** Begin **

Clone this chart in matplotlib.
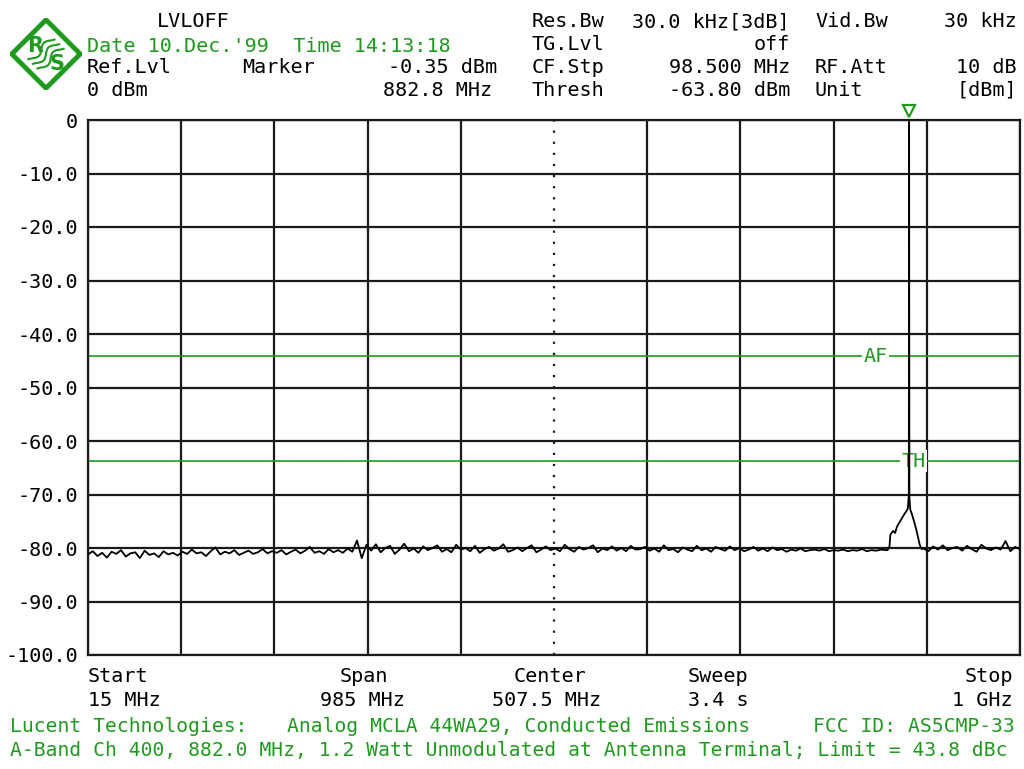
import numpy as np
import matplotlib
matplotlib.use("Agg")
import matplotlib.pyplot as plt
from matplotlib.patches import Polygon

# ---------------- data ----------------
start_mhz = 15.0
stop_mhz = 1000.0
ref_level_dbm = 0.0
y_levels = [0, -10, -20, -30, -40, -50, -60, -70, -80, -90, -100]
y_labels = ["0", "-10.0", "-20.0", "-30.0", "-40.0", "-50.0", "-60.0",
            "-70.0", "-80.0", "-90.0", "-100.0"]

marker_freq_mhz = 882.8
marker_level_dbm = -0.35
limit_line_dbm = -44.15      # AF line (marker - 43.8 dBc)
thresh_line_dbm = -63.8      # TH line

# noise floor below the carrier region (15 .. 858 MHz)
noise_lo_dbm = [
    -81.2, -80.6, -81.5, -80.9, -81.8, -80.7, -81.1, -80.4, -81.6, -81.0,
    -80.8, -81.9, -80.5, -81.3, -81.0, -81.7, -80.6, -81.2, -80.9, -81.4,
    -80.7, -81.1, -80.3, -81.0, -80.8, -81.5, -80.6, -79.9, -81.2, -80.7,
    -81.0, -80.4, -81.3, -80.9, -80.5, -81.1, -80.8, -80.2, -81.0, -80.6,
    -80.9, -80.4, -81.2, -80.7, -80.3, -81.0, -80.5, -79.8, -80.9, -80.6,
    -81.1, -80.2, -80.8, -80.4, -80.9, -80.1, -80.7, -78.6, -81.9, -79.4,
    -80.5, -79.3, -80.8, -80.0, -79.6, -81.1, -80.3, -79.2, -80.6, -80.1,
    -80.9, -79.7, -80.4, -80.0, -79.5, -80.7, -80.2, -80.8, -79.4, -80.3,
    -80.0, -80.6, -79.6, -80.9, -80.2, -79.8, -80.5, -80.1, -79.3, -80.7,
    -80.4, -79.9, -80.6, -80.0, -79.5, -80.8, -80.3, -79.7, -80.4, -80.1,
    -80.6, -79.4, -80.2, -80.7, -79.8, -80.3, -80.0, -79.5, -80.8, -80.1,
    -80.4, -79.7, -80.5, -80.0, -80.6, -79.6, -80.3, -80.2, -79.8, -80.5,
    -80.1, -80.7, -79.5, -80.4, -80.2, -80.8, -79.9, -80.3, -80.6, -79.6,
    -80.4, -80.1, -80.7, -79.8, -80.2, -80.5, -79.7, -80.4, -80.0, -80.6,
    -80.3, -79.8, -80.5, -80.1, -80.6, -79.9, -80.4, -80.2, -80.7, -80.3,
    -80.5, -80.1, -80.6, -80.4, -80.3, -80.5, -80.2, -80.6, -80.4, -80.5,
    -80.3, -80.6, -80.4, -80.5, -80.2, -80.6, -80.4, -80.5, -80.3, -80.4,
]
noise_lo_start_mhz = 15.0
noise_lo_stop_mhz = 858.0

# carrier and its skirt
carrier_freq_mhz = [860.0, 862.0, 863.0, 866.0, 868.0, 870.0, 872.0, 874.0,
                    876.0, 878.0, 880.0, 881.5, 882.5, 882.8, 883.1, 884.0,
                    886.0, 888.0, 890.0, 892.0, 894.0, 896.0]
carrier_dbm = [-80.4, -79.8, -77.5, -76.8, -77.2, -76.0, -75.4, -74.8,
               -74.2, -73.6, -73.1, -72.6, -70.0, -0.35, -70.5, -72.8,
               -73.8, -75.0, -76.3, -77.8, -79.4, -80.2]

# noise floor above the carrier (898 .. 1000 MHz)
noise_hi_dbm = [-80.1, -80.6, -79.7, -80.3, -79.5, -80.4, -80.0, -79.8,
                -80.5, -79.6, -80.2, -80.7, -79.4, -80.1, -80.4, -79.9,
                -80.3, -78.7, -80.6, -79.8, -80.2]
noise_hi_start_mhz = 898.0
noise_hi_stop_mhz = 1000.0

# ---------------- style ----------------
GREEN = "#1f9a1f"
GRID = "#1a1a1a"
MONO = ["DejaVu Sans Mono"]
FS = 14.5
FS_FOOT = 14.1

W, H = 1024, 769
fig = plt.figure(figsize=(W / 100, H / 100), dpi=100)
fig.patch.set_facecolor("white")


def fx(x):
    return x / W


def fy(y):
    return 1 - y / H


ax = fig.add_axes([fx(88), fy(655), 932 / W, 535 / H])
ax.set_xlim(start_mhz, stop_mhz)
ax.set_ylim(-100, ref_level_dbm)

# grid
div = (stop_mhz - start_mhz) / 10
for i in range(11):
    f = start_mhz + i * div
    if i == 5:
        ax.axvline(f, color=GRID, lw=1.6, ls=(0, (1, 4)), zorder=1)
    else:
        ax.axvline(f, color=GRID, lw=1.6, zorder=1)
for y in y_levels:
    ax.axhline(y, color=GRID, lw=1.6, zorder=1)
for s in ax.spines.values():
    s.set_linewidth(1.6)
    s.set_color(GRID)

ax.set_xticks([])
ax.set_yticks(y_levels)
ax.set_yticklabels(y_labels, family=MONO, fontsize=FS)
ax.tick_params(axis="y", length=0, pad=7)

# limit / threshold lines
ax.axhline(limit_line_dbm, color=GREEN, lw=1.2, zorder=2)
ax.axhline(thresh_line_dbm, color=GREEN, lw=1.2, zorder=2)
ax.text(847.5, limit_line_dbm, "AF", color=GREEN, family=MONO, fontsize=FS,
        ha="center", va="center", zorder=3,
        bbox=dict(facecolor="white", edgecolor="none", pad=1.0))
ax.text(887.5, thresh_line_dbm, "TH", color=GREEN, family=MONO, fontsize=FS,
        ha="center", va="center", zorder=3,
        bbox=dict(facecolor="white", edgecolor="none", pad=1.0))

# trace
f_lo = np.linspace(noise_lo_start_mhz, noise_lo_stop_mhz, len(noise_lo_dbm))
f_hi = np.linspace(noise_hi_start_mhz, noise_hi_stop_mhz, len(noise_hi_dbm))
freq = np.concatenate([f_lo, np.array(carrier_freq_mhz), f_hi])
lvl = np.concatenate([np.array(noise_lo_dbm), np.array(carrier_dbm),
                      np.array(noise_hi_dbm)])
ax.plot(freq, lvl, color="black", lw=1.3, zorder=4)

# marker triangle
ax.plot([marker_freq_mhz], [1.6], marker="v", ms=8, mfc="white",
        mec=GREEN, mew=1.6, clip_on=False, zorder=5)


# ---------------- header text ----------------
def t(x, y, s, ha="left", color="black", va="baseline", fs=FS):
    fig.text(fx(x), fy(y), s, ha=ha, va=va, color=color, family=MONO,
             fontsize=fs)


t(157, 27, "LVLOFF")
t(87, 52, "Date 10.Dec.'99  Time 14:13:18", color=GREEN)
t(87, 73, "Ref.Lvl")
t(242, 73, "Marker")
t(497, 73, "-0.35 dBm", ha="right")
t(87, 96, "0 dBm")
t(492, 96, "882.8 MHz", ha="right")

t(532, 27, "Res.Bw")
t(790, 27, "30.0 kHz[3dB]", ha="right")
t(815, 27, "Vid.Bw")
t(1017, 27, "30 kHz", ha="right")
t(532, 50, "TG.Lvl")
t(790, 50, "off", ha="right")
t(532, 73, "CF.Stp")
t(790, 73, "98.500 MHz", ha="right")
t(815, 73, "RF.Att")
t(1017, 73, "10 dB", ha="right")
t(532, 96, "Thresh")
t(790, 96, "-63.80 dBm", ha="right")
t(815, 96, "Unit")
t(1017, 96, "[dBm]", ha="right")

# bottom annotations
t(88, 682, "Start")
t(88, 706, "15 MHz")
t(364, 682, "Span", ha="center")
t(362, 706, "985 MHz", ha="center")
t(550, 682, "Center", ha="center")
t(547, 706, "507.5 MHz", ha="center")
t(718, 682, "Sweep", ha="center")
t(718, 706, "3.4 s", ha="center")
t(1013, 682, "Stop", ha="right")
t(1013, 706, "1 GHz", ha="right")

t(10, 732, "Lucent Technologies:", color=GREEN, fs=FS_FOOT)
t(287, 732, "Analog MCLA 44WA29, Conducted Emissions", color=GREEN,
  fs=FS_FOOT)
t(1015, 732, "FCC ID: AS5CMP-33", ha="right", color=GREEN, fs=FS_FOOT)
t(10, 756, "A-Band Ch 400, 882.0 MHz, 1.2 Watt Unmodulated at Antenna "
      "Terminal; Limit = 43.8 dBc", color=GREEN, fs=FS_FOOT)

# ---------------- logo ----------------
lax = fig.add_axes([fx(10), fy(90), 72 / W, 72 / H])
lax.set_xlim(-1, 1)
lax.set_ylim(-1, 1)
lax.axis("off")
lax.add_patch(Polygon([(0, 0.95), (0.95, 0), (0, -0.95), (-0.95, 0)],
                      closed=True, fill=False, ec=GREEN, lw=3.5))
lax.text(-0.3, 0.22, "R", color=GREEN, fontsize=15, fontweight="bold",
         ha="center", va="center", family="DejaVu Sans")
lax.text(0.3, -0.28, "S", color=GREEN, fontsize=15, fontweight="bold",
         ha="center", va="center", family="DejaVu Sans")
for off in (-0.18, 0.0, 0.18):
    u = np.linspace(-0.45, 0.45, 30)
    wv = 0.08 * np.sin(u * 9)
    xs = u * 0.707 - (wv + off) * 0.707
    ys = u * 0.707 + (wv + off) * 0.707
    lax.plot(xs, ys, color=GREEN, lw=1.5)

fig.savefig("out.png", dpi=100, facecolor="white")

** End **

**Your task:** Return every line above that contains the word "matplotlib".

**Exercise answer:**
Clone this chart in matplotlib.
import matplotlib
matplotlib.use("Agg")
import matplotlib.pyplot as plt
from matplotlib.patches import Polygon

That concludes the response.